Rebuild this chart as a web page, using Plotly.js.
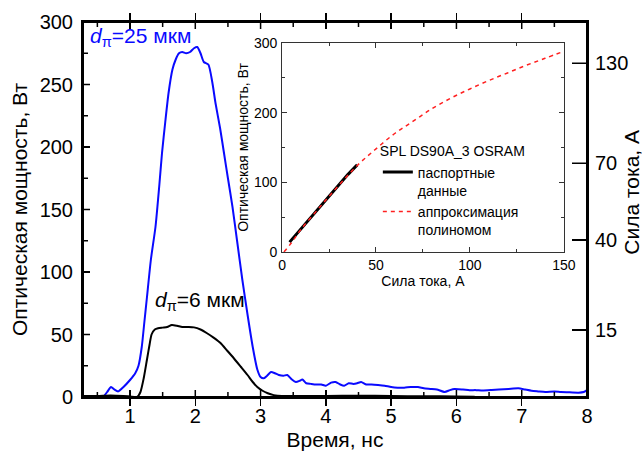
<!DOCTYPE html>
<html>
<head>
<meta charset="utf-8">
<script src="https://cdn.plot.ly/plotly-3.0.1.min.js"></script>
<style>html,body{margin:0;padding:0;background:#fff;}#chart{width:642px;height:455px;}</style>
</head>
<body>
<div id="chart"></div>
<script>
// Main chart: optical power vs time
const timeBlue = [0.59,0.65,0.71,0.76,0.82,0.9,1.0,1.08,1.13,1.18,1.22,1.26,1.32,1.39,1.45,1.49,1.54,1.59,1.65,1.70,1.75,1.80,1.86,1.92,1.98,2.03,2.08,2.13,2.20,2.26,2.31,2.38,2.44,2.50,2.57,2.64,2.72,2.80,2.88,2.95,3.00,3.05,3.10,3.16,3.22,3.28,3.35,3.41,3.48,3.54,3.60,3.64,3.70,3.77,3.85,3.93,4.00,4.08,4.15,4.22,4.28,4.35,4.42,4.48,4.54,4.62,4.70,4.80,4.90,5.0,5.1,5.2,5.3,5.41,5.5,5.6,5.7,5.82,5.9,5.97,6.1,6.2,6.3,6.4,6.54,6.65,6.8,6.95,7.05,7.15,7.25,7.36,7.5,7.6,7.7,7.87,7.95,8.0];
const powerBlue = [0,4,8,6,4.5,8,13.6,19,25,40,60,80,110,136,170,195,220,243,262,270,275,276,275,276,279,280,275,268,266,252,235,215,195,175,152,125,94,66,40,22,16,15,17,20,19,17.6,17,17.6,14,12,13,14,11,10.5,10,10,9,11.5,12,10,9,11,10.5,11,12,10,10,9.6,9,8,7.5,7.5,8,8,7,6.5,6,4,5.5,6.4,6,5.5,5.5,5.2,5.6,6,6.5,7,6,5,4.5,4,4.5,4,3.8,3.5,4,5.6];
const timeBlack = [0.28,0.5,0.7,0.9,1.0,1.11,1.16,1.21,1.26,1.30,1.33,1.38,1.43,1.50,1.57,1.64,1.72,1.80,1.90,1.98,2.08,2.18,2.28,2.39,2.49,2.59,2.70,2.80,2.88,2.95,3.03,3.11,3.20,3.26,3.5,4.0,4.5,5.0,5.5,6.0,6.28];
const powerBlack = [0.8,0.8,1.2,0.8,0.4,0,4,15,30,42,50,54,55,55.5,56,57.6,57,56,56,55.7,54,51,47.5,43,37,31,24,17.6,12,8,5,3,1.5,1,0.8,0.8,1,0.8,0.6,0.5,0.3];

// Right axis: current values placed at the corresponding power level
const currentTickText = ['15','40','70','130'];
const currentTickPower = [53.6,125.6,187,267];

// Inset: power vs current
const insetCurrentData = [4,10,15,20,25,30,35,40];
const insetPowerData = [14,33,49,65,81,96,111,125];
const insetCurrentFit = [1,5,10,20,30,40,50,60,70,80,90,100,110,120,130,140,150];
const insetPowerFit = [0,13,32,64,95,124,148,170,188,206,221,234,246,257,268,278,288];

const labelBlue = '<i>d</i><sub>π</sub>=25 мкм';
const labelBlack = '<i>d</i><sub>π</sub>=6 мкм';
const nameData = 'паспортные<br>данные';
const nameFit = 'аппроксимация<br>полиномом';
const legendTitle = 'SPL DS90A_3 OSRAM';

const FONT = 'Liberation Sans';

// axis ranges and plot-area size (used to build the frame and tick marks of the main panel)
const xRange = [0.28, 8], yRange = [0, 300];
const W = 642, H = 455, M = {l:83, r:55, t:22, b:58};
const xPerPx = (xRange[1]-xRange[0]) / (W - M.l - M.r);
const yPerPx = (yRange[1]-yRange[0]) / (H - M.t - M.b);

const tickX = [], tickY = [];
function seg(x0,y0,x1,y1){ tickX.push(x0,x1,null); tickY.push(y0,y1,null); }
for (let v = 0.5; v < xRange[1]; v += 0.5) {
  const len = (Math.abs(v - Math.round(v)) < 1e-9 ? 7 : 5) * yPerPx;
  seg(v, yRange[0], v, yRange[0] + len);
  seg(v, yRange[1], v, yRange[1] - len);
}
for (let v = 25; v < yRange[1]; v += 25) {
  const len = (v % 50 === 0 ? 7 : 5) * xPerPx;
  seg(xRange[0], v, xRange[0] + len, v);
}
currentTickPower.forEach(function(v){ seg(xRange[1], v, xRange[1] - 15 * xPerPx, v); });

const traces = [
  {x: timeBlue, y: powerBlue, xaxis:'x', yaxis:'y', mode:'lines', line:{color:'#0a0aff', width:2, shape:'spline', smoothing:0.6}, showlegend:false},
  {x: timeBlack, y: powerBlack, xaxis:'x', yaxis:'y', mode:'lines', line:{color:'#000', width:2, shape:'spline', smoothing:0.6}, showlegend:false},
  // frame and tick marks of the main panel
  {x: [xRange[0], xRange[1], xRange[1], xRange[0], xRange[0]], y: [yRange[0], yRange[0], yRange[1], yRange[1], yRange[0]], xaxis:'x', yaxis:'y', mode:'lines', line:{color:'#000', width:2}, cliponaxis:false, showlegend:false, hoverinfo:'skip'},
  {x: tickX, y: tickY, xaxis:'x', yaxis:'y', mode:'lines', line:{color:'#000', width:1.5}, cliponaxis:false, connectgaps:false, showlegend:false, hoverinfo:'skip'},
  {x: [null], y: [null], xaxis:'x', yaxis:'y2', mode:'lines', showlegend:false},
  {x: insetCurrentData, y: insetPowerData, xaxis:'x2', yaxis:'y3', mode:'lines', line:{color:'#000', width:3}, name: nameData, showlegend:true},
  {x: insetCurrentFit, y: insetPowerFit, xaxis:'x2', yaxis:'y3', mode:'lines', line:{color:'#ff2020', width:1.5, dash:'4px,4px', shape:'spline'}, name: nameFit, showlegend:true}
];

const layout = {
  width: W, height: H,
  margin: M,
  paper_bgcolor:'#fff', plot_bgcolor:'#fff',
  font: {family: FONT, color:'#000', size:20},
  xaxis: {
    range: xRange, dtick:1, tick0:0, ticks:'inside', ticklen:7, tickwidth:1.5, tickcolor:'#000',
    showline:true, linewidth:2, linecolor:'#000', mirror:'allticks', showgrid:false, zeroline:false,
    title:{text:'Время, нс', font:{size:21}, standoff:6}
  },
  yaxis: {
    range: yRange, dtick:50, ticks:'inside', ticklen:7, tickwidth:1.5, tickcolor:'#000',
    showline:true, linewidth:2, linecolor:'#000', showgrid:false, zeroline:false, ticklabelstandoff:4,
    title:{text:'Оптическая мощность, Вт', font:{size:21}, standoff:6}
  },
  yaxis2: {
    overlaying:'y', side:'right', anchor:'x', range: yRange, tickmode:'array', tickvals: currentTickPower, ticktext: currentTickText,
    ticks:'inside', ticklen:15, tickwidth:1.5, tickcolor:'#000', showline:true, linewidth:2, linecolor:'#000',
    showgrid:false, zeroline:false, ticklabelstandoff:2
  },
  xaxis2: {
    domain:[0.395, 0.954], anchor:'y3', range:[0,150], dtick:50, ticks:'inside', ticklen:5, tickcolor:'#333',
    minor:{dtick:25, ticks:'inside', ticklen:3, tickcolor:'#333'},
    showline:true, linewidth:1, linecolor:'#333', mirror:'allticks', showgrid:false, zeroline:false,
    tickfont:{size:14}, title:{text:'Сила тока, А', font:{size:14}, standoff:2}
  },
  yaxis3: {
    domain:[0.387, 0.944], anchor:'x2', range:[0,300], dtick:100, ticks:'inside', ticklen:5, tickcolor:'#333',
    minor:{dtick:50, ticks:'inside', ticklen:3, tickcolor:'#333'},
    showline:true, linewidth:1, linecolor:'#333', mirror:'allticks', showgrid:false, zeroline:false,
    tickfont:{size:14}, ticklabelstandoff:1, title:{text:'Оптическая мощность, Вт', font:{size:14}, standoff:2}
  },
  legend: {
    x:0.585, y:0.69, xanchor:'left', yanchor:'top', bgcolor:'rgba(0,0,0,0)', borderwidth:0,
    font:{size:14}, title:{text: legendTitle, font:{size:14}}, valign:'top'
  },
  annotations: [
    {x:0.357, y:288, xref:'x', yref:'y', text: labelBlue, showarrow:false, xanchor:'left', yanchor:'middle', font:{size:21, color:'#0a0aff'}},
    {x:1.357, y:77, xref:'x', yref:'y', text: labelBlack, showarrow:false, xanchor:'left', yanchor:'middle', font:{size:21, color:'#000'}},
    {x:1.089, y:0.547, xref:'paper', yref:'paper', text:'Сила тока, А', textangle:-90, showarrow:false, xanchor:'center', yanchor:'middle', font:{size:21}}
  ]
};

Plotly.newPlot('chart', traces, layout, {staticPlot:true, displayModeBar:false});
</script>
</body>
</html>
-=-=-=-=-
## Task directions
Copy out all lines where the word "chart" appears.

## Task solution
Rebuild this chart as a web page, using Plotly.js.
<style>html,body{margin:0;padding:0;background:#fff;}#chart{width:642px;height:455px;}</style>
<div id="chart"></div>
// Main chart: optical power vs time
Plotly.newPlot('chart', traces, layout, {staticPlot:true, displayModeBar:false});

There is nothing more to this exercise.